Here, we can see that the salary increment gives the form of A.P
We know that the general representation of A.P is given as
\[a,a+d,a+2d,.....\]
Where \[a\] is the first term and \[d\] is the common term.
Let us assume that the given increment as
\[\Rightarrow d=200\]
We are asked to find the year at which the salary becomes Rs. 7000
Let us assume that the final amount as
\[\Rightarrow {{T}_{n}}=7000\]
We know that the formula for \[{{n}^{th}}\] term of an A.P as
\[{{T}_{n}}=a+\left( n-1 \right)d\]
By using the above formula to given information then we get
\[\begin{align}
  & \Rightarrow 7000=5000+\left( n-1 \right)200 \\
 & \Rightarrow 2000=\left( n-1 \right)200 \\
 & \Rightarrow n-1=10 \\
 & \Rightarrow n=11 \\
\end{align}\]
Therefore, we can say that at the end of \[{{11}^{th}}\] year form 1995 the salary becomes Rs. 7000
We know that the year after \[r\] years from \[n\] is given as \[n+r-1\]

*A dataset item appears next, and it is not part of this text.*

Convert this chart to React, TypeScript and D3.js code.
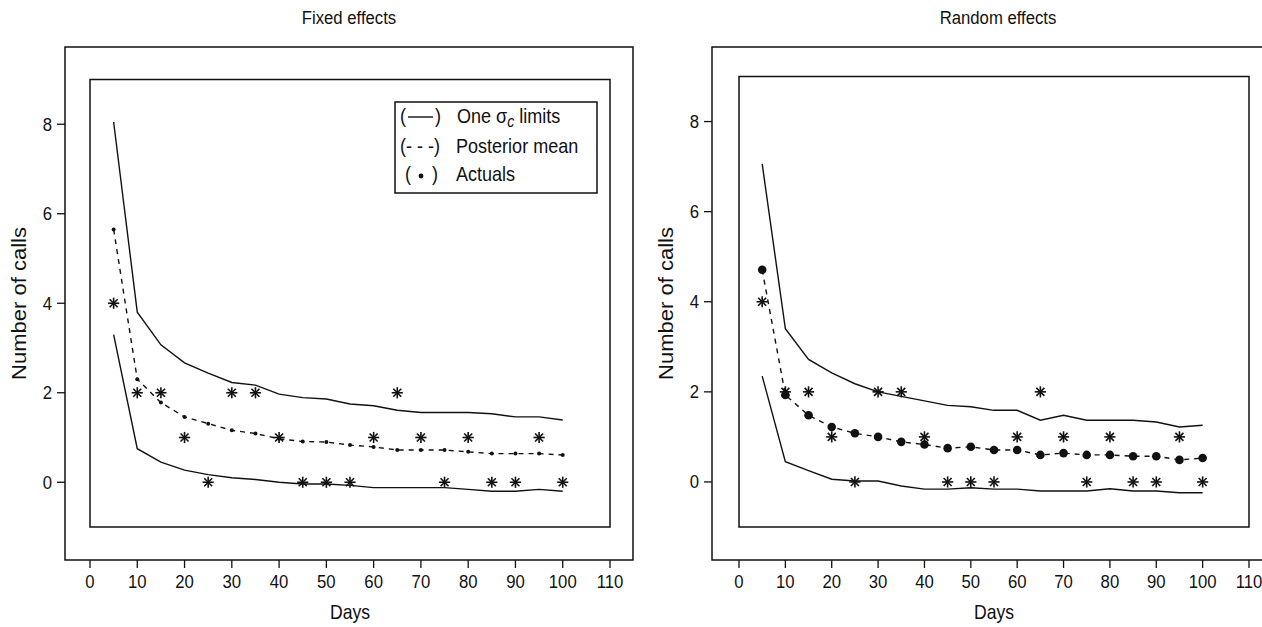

Let us add 11 to 1996 by using the above condition then we get
\[\Rightarrow 1995+11-1=2005\]
Therefore, we can conclude that in the year 2005 the salary becomes Rs. 7000
So, option ( a) is correct answer.

Note:
Students may do mistakes in taking the year after the 11 years.
We consider that the year 1995 as the first year in that case we need to subtract 1 after adding 11 to 1995 then we get
\[\Rightarrow 1995+11-1=2005\]
But students may directly add 11 to 1995 and gives the answer. This gives the wrong answer because in this case, we consider the next year that is 1996 as the first year of the series.